The materials include online components that are grade-level appropriate and provide learning support. The online elements align with the curriculum’s scope and provide support and enhance student learning as appropriate, as opposed to distracting from it, and include teacher guidance.
Evidence includes but is not limited to:
The materials reviewed include a computer-based software called MATHia that can be accessed anytime and anywhere by students and teachers. Each lesson in the materials has a corresponding lesson in MATHia and is included in the pacing guide for each module, topic, and lesson. MATHia is a 1-to-1 adaptive math coaching program that provides a personalized learning path and ongoing formative assessment. MATHia contains a mini video, “Why this Matters,” that students watch to see a real-world connection to learning. MATHia technology supports include videos, immediate feedback in practice problems, interactive tools, and manipulatives. Additional activities and assessments for each topic and lesson are found in MATHia. It creates a personalized learning path for each student with feedback and hints that are embedded within the software. It also provides teachers with reports of class and individual students’ progress by standards.

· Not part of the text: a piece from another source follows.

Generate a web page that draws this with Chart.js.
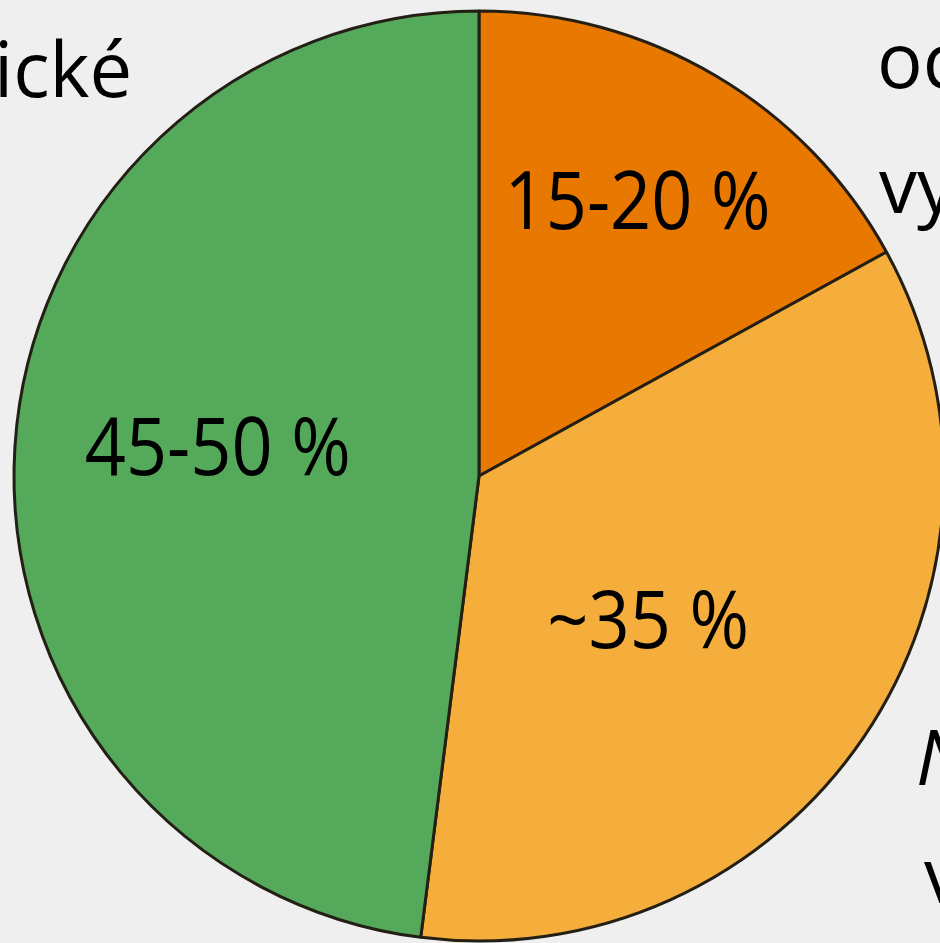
<!DOCTYPE html>
<html>
<head>
<meta charset="utf-8">
<script src="https://cdn.jsdelivr.net/npm/chart.js@4.4.1/dist/chart.umd.min.js"></script>
<style>
  html, body { margin: 0; padding: 0; background: #efefef; overflow: hidden; }
  #wrap { position: relative; width: 940px; height: 943px; }
</style>
</head>
<body>
<div id="wrap"><canvas id="pie" width="940" height="943"></canvas></div>
<script>
// shares, clockwise from 12 o'clock
const categories = ["oc vy", "N v", "ické"];
const shares = [17, 35, 48];
const shareLabels = ["15-20 %", "~35 %", "45-50 %"];
const sliceColors = ["#e87800", "#f5ad3c", "#55a95a"];

// where each share label sits inside its slice: [radius fraction, angle shift in degrees]
const labelPlacement = [[0.68, -0.5], [0.48, 6.5], [0.565, 2.5]];

// cut-off captions around the pie: [text, x, y, italic]
const sideTexts = [
  ["ické", -6, 97, false],
  ["oc", 877, 88, false],
  ["vy", 879, 213, false],
  ["N", 916, 785, true],
  ["v", 924, 903, false],
];

const FONT = '"Open Sans", "Noto Sans", sans-serif';

const labelsPlugin = {
  id: "shareLabels",
  beforeDraw(chart) {
    const { ctx } = chart;
    ctx.save();
    ctx.fillStyle = "#000";
    ctx.textAlign = "left";
    ctx.textBaseline = "alphabetic";
    sideTexts.forEach(([text, x, y, italic]) => {
      ctx.font = `${italic ? "italic " : ""}76px ${FONT}`;
      ctx.fillText(text, x, y);
    });
    ctx.restore();
  },
  afterDatasetsDraw(chart) {
    const { ctx } = chart;
    const meta = chart.getDatasetMeta(0);
    ctx.fillStyle = "#000";
    meta.data.forEach((arc, i) => {
      const { x, y, startAngle, endAngle, outerRadius } = arc.getProps(["x", "y", "startAngle", "endAngle", "outerRadius"], true);
      const [rf, shift] = labelPlacement[i];
      const mid = (startAngle + endAngle) / 2 + shift * Math.PI / 180;
      const r = outerRadius * rf;
      ctx.save();
      // slightly condensed glyphs, nudged down to centre the digits
      ctx.translate(x + Math.cos(mid) * r, y + Math.sin(mid) * r + 4);
      ctx.scale(0.9, 1);
      ctx.font = `80px ${FONT}`;
      ctx.textAlign = "center";
      ctx.textBaseline = "middle";
      ctx.fillText(shareLabels[i], 0, 0);
      ctx.restore();
    });
  },
};

new Chart(document.getElementById("pie"), {
  type: "pie",
  data: {
    labels: categories,
    datasets: [
      {
        data: shares,
        backgroundColor: sliceColors,
        borderColor: "#241f14",
        borderWidth: 3,
        radius: 465,
        clip: false,
      },
    ],
  },
  options: {
    responsive: false,
    animation: false,
    devicePixelRatio: 1,
    layout: { padding: { left: 18, right: 0, top: 9, bottom: 0 } },
    plugins: {
      legend: { display: false },
      tooltip: { enabled: false },
    },
  },
  plugins: [labelsPlugin],
});
</script>
</body>
</html>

In the Teacher's Implementation Guide, the materials outline how MATHia can be incorporated into each module and what topics it will cover. Additionally, there are “Learning individually with MATHia” or “Skills Practice'' sections in the “Module Overview” that summarize how MATHia will be used for each topic and standard and how many instructional days are needed using the software. The individual student practice helps support their learning in the classroom when interacting with the materials since the concepts in MATHia overlap and reinforce the targeted learning standards. The MATHia computer-based software in the materials promotes student participation by providing additional practice for each topic. Since MATHia is accessible at any time and any place, students can continue participating and interacting with the materials at home and even on the weekend to enhance their learning. The Teacher's Implementation Guide provides teachers information about MATHia, how it is structured, how it is aligned to each lesson, and the type of problems included within the software that students will work on. The guide also includes a description of the reports and how to access them. The materials provide teachers with a MATHia browser in the MyCL portal to view and experience the software as a student would. This allows teachers to read a report, review, and reteach a student who is not successful in a MATHia module.